··· RECORDED DATA ···

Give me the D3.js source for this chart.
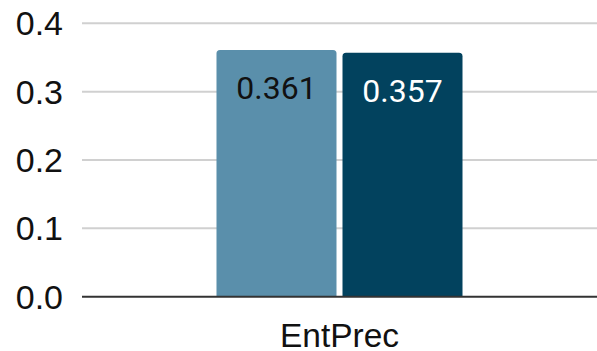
<!DOCTYPE html>
<html>
<head>
<meta charset="utf-8">
<script src="https://cdn.jsdelivr.net/npm/d3@7"></script>
<style>
  html, body { margin: 0; padding: 0; background: #fff; }
  svg { display: block; }
</style>
</head>
<body>
<svg id="chart" width="597" height="351"></svg>
<script>
const categories = ["EntPrec"];
const seriesNames = ["A", "B"];
const seriesValues = [[0.361], [0.357]];
const valueLabels = [["0.361"], ["0.357"]];
const yTicks = [0.0, 0.1, 0.2, 0.3, 0.4];
const colors = ["#5a8fab", "#02425e"];
const labelColors = ["#111111", "#ffffff"];

const W = 597, H = 351;
const margin = { left: 82, right: 0, top: 23.3, bottom: 54.3 };
const svg = d3.select("#chart");

const y = d3.scaleLinear().domain([0, 0.4]).range([H - margin.bottom, margin.top]);
const x0 = d3.scaleBand().domain(categories).range([margin.left, W - margin.right])
  .paddingInner(0).paddingOuter(0.5467);
const x1 = d3.scaleBand().domain(seriesNames).range([0, x0.bandwidth()])
  .paddingInner(0.0476).paddingOuter(0);

// gridlines
svg.append("g").selectAll("line").data(yTicks.filter(d => d > 0)).join("line")
  .attr("x1", margin.left).attr("x2", W)
  .attr("y1", d => y(d)).attr("y2", d => y(d))
  .attr("stroke", "#d0d0d0").attr("stroke-width", 2);

// y tick labels
svg.append("g").selectAll("text").data(yTicks).join("text")
  .attr("x", 63).attr("y", d => y(d))
  .attr("dy", "0.35em")
  .attr("text-anchor", "end")
  .attr("font-family", "'Liberation Sans', Arial, sans-serif")
  .attr("font-size", 34)
  .attr("fill", "#111111")
  .text(d => d3.format(".1f")(d));

// bars
const r = 3.5;
function topRounded(x, yTop, w, yBot, rad) {
  return `M${x},${yBot} L${x},${yTop + rad} Q${x},${yTop} ${x + rad},${yTop} ` +
    `L${x + w - rad},${yTop} Q${x + w},${yTop} ${x + w},${yTop + rad} L${x + w},${yBot} Z`;
}
const g = svg.append("g");
categories.forEach((c, ci) => {
  seriesNames.forEach((s, si) => {
    const v = seriesValues[si][ci];
    const bx = x0(c) + x1(s);
    const bw = x1.bandwidth();
    g.append("path")
      .attr("d", topRounded(bx, y(v), bw, y(0), r))
      .attr("fill", colors[si]);
    g.append("text")
      .attr("x", bx + bw / 2)
      .attr("y", y(v) + 49)
      .attr("text-anchor", "middle")
      .attr("font-family", "Roboto, sans-serif")
      .attr("font-size", 32)
      .attr("fill", labelColors[si])
      .text(valueLabels[si][ci]);
  });
});

// baseline
svg.append("line")
  .attr("x1", margin.left).attr("x2", W)
  .attr("y1", y(0)).attr("y2", y(0))
  .attr("stroke", "#333333").attr("stroke-width", 2);

// x axis category labels
svg.append("g").selectAll("text").data(categories).join("text")
  .attr("x", d => x0(d) + x0.bandwidth() / 2)
  .attr("y", 346.5)
  .attr("text-anchor", "middle")
  .attr("font-family", "'Liberation Sans', Arial, sans-serif")
  .attr("font-size", 33.5)
  .attr("fill", "#111111")
  .text(d => d);
</script>
</body>
</html>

···

**THE TASK:** Leave the pictures out, and print every line of the listing exactly as written.

**FINISHED EXERCISE:**
Give me the D3.js source for this chart.
<!DOCTYPE html>
<html>
<head>
<meta charset="utf-8">
<script src="https://cdn.jsdelivr.net/npm/d3@7"></script>
<style>
  html, body { margin: 0; padding: 0; background: #fff; }
  svg { display: block; }
</style>
</head>
<body>
<svg id="chart" width="597" height="351"></svg>
<script>
const categories = ["EntPrec"];
const seriesNames = ["A", "B"];
const seriesValues = [[0.361], [0.357]];
const valueLabels = [["0.361"], ["0.357"]];
const yTicks = [0.0, 0.1, 0.2, 0.3, 0.4];
const colors = ["#5a8fab", "#02425e"];
const labelColors = ["#111111", "#ffffff"];

const W = 597, H = 351;
const margin = { left: 82, right: 0, top: 23.3, bottom: 54.3 };
const svg = d3.select("#chart");

const y = d3.scaleLinear().domain([0, 0.4]).range([H - margin.bottom, margin.top]);
const x0 = d3.scaleBand().domain(categories).range([margin.left, W - margin.right])
  .paddingInner(0).paddingOuter(0.5467);
const x1 = d3.scaleBand().domain(seriesNames).range([0, x0.bandwidth()])
  .paddingInner(0.0476).paddingOuter(0);

// gridlines
svg.append("g").selectAll("line").data(yTicks.filter(d => d > 0)).join("line")
  .attr("x1", margin.left).attr("x2", W)
  .attr("y1", d => y(d)).attr("y2", d => y(d))
  .attr("stroke", "#d0d0d0").attr("stroke-width", 2);

// y tick labels
svg.append("g").selectAll("text").data(yTicks).join("text")
  .attr("x", 63).attr("y", d => y(d))
  .attr("dy", "0.35em")
  .attr("text-anchor", "end")
  .attr("font-family", "'Liberation Sans', Arial, sans-serif")
  .attr("font-size", 34)
  .attr("fill", "#111111")
  .text(d => d3.format(".1f")(d));

// bars
const r = 3.5;
function topRounded(x, yTop, w, yBot, rad) {
  return `M${x},${yBot} L${x},${yTop + rad} Q${x},${yTop} ${x + rad},${yTop} ` +
    `L${x + w - rad},${yTop} Q${x + w},${yTop} ${x + w},${yTop + rad} L${x + w},${yBot} Z`;
}
const g = svg.append("g");
categories.forEach((c, ci) => {
  seriesNames.forEach((s, si) => {
    const v = seriesValues[si][ci];
    const bx = x0(c) + x1(s);
    const bw = x1.bandwidth();
    g.append("path")
      .attr("d", topRounded(bx, y(v), bw, y(0), r))
      .attr("fill", colors[si]);
    g.append("text")
      .attr("x", bx + bw / 2)
      .attr("y", y(v) + 49)
      .attr("text-anchor", "middle")
      .attr("font-family", "Roboto, sans-serif")
      .attr("font-size", 32)
      .attr("fill", labelColors[si])
      .text(valueLabels[si][ci]);
  });
});

// baseline
svg.append("line")
  .attr("x1", margin.left).attr("x2", W)
  .attr("y1", y(0)).attr("y2", y(0))
  .attr("stroke", "#333333").attr("stroke-width", 2);

// x axis category labels
svg.append("g").selectAll("text").data(categories).join("text")
  .attr("x", d => x0(d) + x0.bandwidth() / 2)
  .attr("y", 346.5)
  .attr("text-anchor", "middle")
  .attr("font-family", "'Liberation Sans', Arial, sans-serif")
  .attr("font-size", 33.5)
  .attr("fill", "#111111")
  .text(d => d);
</script>
</body>
</html>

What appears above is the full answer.